L’Évangile a casa 150: Jn 2, 1-11

L’Évangile a casa 150: Jn 2, 1-11

Ah, une fête de mariage dans l’Evangile ! C’est bien la seule qui y soit répertoriée, même si des expressions et occasions de joie parsèment (pas assez à mon goût) le récit de la Bonne Nouvelle.

Un épisode de la série The Chosen le met magnifiquement en scène : préparatifs, mélange des couches sociales, fierté des parents des fiancés, et Jésus, invité, qui y retrouve sa mère. Et qui danse, rit, chante, ripaille. Mise en scène cinéma, certes, mais fort bien faite pour se rappeler comment Jean l’évangéliste conçoit le « commencement des signes » de Dieu-dans-le-monde : comme une fête de mariage ! On est à l’opposé de la figure hiératique, sérieuse et presque effrayante du Jésus aux traits byzantins…

Le mariage entre Dieu et l’humanité ; l’union entre ciel et terre ; les noces entre le Christ et chaque invité, dans le fond.

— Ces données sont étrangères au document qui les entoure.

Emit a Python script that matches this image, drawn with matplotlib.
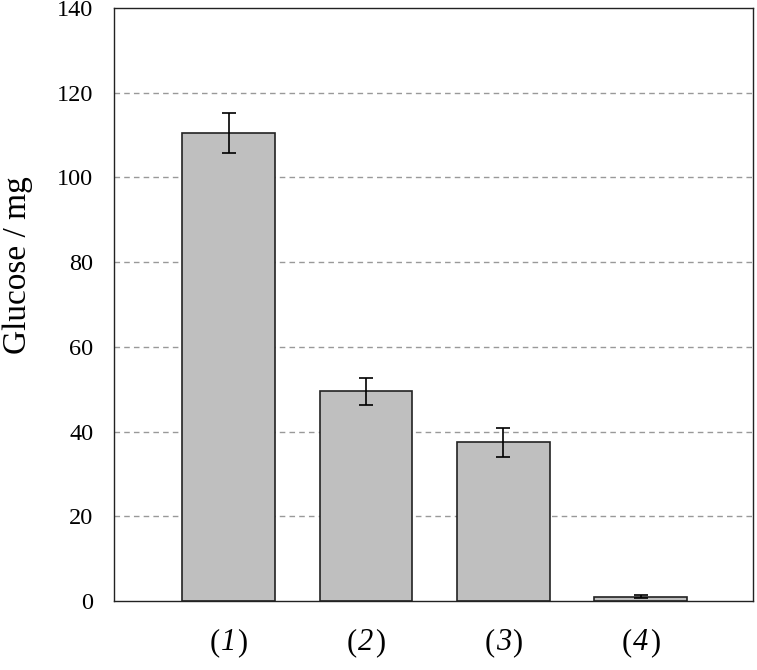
import matplotlib
matplotlib.use('Agg')
import matplotlib.pyplot as plt
from matplotlib.offsetbox import TextArea, HPacker, AnnotationBbox
import numpy as np

plt.rcParams['font.family'] = ['Liberation Serif']

# data
samples = ['1', '2', '3', '4']
glucose = [110.5, 49.5, 37.5, 1.0]
glucose_err = [4.7, 3.2, 3.4, 0.3]

fig = plt.figure(figsize=(7.57, 6.70), dpi=100)
ax = fig.add_axes([0.1506, 0.103, 0.8441, 0.885])

x = np.arange(len(samples))
ax.bar(x, glucose, width=0.676, color='#bfbfbf', edgecolor='#222222', linewidth=1.2, zorder=2)
ax.errorbar(x, glucose, yerr=glucose_err, fmt='none', ecolor='black',
            elinewidth=1.2, capsize=5, capthick=1.2, zorder=3)

ax.set_ylim(0, 140)
ax.set_yticks(np.arange(0, 141, 20))
ax.set_xlim(-0.833, 3.815)
ax.set_xticks(x)
ax.set_xticklabels([])
ax.tick_params(axis='y', length=0, pad=15, labelsize=17.5)
ax.tick_params(axis='x', length=0)

# x labels: "(" upright, number italic, ")" upright
for xi, s in zip(x, samples):
    props = dict(fontsize=22, fontfamily='Liberation Serif')
    parts = [TextArea('(', textprops=props),
             TextArea(s, textprops=dict(props, fontstyle='italic')),
             TextArea(')', textprops=props)]
    box = HPacker(children=parts, align='baseline', pad=0, sep=1)
    ab = AnnotationBbox(box, (xi, 0), xybox=(0, -30), xycoords=('data', 'axes fraction'),
                        boxcoords='offset points', frameon=False, box_alignment=(0.5, 0.5))
    ax.add_artist(ab)

for yv in range(20, 140, 20):
    ax.axhline(yv, color='#999999', linestyle=(0, (4, 3)), linewidth=1, zorder=1)

for s in ax.spines.values():
    s.set_linewidth(1)
    s.set_color('#222222')

fig.text(0.0238, 0.604, 'Glucose / mg', fontsize=24, rotation=90, ha='center', va='center')

fig.savefig('out.png', dpi=100)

Car sans être le protagoniste principal de la teuf, Jésus marque au moins les serviteurs qui ont vu l’eau changée en vin…

Oui, Dieu se révèle à celles et ceux qui servent, dans les deux sens du mot ? Servir, rendre un service ; servir, être utile. Ces mille et une « petites mains » des couturiers (tellement péjoratif quand on pense au travail accompli ; or, qui récolte les lauriers et l’oseille ?!) du quotidien, qui écoutent, accomplissent et partagent, selon la Parole du Maître. Pour créer du beau, du bon pour tout le monde.

Pas un mot sur le comment, aucune évocation de « miracle », mais juste un sobre : « Remplissez d’eau » et plus loin « Maintenant, puisez et portez ». Jésus détourne même la gratitude qui peut en naître sur le maître du repas qui, du coup, apostrophe le marié tenu pour responsable de ce rehaussement de la qualité du liquide festif… Seraient-ils comme deux avatars pour représenter, peut-être, Jean le Baptiste qui pointe du doigt Jésus (le maître du repas), et Jésus (le marié) ?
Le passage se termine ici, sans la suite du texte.